Nos han convertido en descreídos

Quizá mucha gente pensó que algo de luz podría sacarse de lo vivido durante los meses de marzo y abril, que la tragedia serviría al fin como un asidero al que la ciudadanía pudiera agarrarse para recordar lo que de ningún modo puede volver a pasar, y afrontar todo lo que vendría –y vendrá– después. Los primeros aplausos a los sanitarios iban en esa dirección, pero hoy ya pocos los recuerdan más que como un acto naif o festivo, de cuando la esperanza pretendía equilibrar al miedo.

Siete meses después, aquel “salimos más fuertes” del eslogan gubernamental no puede leerse si no es con estupor.
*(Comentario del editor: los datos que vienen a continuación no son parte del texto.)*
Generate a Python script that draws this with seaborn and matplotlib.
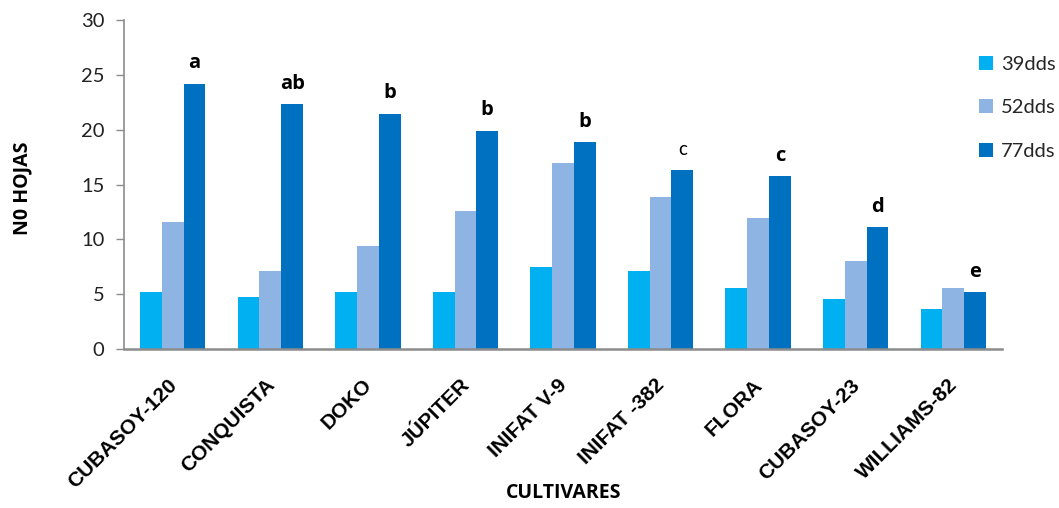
import matplotlib
matplotlib.use("Agg")
import matplotlib.pyplot as plt
import matplotlib.transforms as mtransforms
import seaborn as sns
import pandas as pd

# Leaf counts per cultivar at three sampling dates
cultivares = ["CUBASOY-120", "CONQUISTA", "DOKO", "JÚPITER", "INIFAT V-9",
              "INIFAT -382", "FLORA", "CUBASOY-23", "WILLIAMS-82"]
series = ["39dds", "52dds", "77dds"]
v39 = [5.2, 4.7, 5.2, 5.2, 7.45, 7.1, 5.55, 4.55, 3.65]
v52 = [11.6, 7.1, 9.4, 12.6, 16.95, 13.85, 11.95, 8.0, 5.55]
v77 = [24.2, 22.3, 21.45, 19.9, 18.85, 16.3, 15.75, 11.1, 5.2]
letras = ["a", "ab", "b", "b", "b", "c", "c", "d", "e"]
letras_negrita = [True, True, True, True, True, False, True, True, True]
colores = ["#00B0F0", "#8DB4E2", "#0070C0"]

df = pd.DataFrame({
    "cultivar": cultivares * 3,
    "serie": [s for s in series for _ in cultivares],
    "hojas": v39 + v52 + v77,
})

sns.set_theme(style="white")
body_font = ["Lato", "DejaVu Sans"]
bold_font = ["Open Sans", "DejaVu Sans"]
arial_font = ["Liberation Sans", "DejaVu Sans"]
plt.rcParams["font.family"] = body_font

fig = plt.figure(figsize=(10.59, 5.08), dpi=100)
ax = fig.add_axes([124 / 1059, 1 - 349 / 508, (1002 - 124) / 1059, (349 - 20) / 508])

sns.barplot(data=df, x="cultivar", y="hojas", hue="serie", order=cultivares,
            hue_order=series, palette=colores, saturation=1, width=0.67,
            edgecolor="none", ax=ax)

ax.set_ylim(0, 30)
ax.set_yticks(range(0, 31, 5))
ax.set_xlim(-0.5, len(cultivares) - 0.5)

for side in ["top", "right"]:
    ax.spines[side].set_visible(False)
for side in ["left", "bottom"]:
    ax.spines[side].set_color("#8c8c8c")
    ax.spines[side].set_linewidth(1.2)
ax.spines["bottom"].set_linewidth(1.8)

ax.tick_params(axis="y", which="major", left=True, length=6, width=1.0,
               color="#8c8c8c", labelsize=14.5, pad=8, labelcolor="#222222")
ax.tick_params(axis="x", bottom=False, pad=13)
shift = mtransforms.ScaledTranslation(8 / 100, 0, fig.dpi_scale_trans)
for lab in ax.get_xticklabels():
    lab.set_rotation(45)
    lab.set_ha("right")
    lab.set_va("top")
    lab.set_rotation_mode("default")
    lab.set_fontfamily(arial_font)
    lab.set_fontweight("bold")
    lab.set_fontsize(15)
    lab.set_color("black")
    lab.set_transform(lab.get_transform() + shift)

ax.set_xlabel("")
ax.set_ylabel("")
fig.text(564 / 1059, 1 - 493 / 508, "CULTIVARES", ha="center", va="center",
         fontsize=14, fontweight="bold", family=bold_font, color="black")
fig.text(22 / 1059, 1 - 188 / 508, "N0 HOJAS", ha="center", va="center",
         rotation=90, fontsize=14, fontweight="bold", family=bold_font,
         color="black")

# Significance letters above the 77dds bars
for bar, val, txt, bold in zip(ax.containers[2], v77, letras, letras_negrita):
    ax.text(bar.get_x() + bar.get_width() / 2, val + 1.4, txt,
            ha="center", va="baseline", fontsize=14.5 if bold else 13.5,
            fontweight="bold" if bold else "normal",
            family=bold_font if bold else body_font, color="black")

handles, labels = ax.get_legend_handles_labels()
ax.legend(handles, labels, loc="upper left", bbox_to_anchor=(971 / 1059, 1 - 48 / 508),
          bbox_transform=fig.transFigure, frameon=False, fontsize=14.5,
          handlelength=0.7, handleheight=0.7, handletextpad=0.4,
          labelspacing=1.3, borderaxespad=0)

fig.savefig("out.png", dpi=100)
Un estupor acrecentado por el bochornoso espectáculo llevado a cabo en las últimas semanas en Madrid por los gobiernos central y autonómico, comenzando por la reunión con hechuras de encuentro bilateral entre Pedro Sánchez e Isabel Díaz Ayuso, justo cuando la segunda ola ya se cernía imparable sobre la región madrileña.

De aquel momento, saldado con un par de fotografías, dos docenas de banderas y llamadas a la cogobernanza y la ayuda, un ciudadano común hubiera esperado un aldabonazo que sirviera para que todos arrimaran el hombro ante lo que venía –que ya sí sabíamos qué era, y cómo era–. Lo que tuvimos, apenas unas horas después, fue el desenmascaramiento de dos imposturas, y la continuación de una lucha de poder por ver quién culpaba al contrario de lo que pudiera pasar a partir de ese momento.

La salud de los madrileños queda así en segundo plano porque lo que se dirime es saber quién impone a quién su plan y sus órdenes. Unos planes, por supuesto, basados en “criterios científicos”, porque aquí desde el 9 de marzo no ha habido un solo gobernante que no haya tratado de vender su mercancía añadiendo la coletilla de que se sigue a pies juntillas “el consejo de los expertos”, por más que, como señala el epidemiólogo Manuel Franco en estas páginas, nadie sabe quiénes sean.

Resulta desalentador darse cuenta de que durante todos estos meses los políticos no parecen haberse dedicado a otra cosa que no sea a enfrentar y minar la confianza de la ciudadanía, ya fuera con medidas contrapuestas –sobre las mascarillas, los test o la apertura de parques– como con declaraciones imprudentes –ahí quedará el presidencial “hemos vencido al virus”–. Para posteriormente, pedirle responsabilidad a esa misma ciudadanía, cuando no hacerla responsable del aumento de contagios por “relajarse” con unas medidas de prevención que ya nadie entiende.

Hace unos días, el lúcido dramaturgo Josep María Pou lo clavó al dirigirse en estos términos al ministro Salvador Illa: “Nos han convertido ustedes en unos descreídos. Hemos perdido casi absolutamente la confianza a base de contradicciones, luchas internas y demás, con todo lo que ustedes nos están diciendo siempre con previsión de futuro, pero sin cambiar nada ni mejorando nada en el presente”. Una pérdida de confianza en las instituciones y en nuestros dirigentes que, a la larga, puede llegar a ser más nociva que la propia pandemia.